- **Exercise directions**
Copy out all lines in the data below containing the string "this".

- **Given data**
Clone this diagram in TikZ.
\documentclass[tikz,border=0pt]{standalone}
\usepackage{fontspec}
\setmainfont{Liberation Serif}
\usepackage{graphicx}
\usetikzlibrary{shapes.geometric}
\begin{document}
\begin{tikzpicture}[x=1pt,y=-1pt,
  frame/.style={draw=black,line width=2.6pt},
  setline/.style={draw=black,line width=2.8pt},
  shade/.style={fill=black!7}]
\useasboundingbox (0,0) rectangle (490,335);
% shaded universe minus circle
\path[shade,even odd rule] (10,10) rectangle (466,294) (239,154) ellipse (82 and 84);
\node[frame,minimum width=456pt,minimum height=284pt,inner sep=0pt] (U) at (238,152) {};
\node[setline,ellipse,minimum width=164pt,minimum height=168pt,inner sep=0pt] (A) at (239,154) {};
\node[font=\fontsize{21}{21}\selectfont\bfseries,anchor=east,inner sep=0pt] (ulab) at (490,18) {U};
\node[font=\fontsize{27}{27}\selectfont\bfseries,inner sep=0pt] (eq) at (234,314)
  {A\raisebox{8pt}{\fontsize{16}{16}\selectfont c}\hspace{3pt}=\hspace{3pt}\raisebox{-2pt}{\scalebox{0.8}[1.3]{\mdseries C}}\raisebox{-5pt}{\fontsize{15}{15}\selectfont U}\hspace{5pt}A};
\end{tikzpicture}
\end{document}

--

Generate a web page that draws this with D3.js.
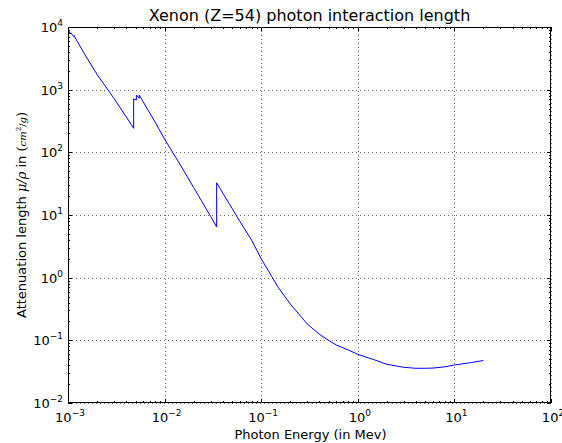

* * *

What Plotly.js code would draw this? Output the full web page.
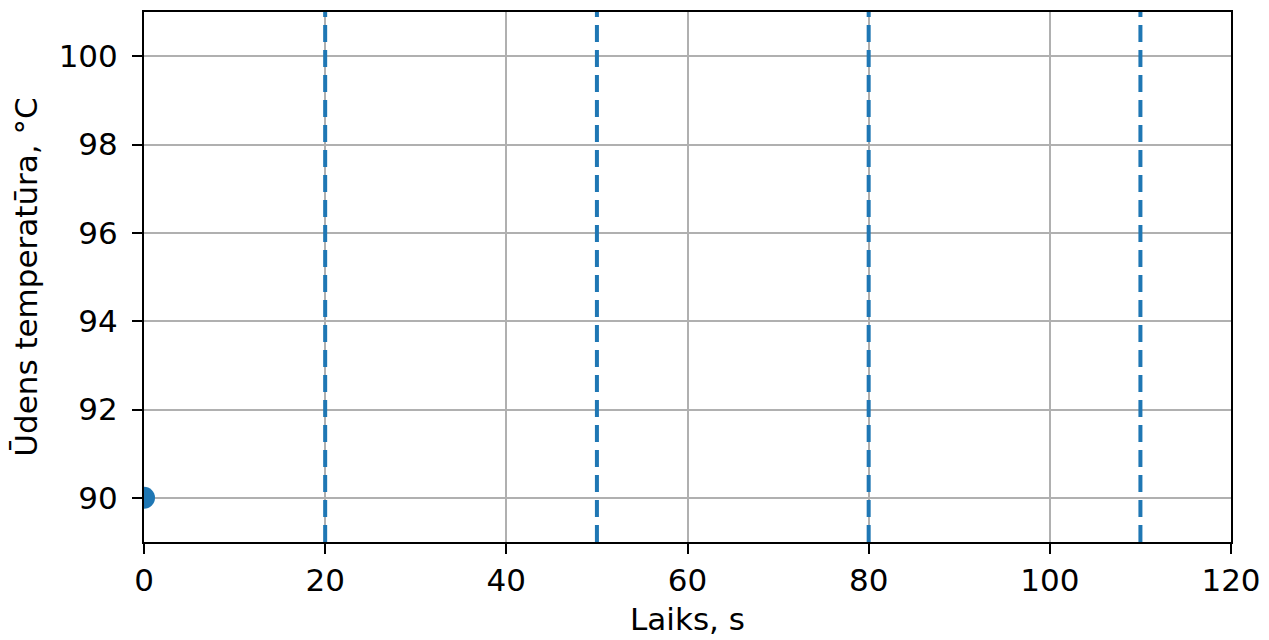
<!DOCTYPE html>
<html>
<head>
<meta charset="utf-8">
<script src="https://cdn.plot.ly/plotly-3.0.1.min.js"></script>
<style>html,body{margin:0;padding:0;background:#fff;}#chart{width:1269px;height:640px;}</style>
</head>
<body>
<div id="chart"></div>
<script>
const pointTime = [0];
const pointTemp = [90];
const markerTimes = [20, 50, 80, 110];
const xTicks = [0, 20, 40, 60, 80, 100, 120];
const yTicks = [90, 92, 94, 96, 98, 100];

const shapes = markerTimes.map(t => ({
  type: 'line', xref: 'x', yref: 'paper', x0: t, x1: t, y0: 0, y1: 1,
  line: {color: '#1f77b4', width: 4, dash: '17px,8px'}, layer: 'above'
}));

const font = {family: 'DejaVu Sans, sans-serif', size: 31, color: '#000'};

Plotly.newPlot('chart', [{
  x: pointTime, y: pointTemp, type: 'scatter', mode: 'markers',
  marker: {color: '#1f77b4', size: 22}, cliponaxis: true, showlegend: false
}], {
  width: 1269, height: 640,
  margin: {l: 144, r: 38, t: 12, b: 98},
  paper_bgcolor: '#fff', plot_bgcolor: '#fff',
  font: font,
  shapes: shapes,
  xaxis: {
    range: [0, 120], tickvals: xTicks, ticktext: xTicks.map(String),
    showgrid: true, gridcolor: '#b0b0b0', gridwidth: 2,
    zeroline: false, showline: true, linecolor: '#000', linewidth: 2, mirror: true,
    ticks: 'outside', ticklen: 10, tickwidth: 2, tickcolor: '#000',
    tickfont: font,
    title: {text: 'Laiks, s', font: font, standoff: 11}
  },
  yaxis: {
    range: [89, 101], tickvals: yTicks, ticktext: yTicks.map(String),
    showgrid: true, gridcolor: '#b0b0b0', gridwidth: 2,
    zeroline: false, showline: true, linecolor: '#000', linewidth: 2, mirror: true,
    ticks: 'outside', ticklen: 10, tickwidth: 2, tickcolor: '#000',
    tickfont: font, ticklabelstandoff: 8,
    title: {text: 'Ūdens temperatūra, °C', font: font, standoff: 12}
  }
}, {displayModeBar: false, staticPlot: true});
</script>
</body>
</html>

- **Output of the task**
Clone this diagram in TikZ.
Generate a web page that draws this with D3.js.
What Plotly.js code would draw this? Output the full web page.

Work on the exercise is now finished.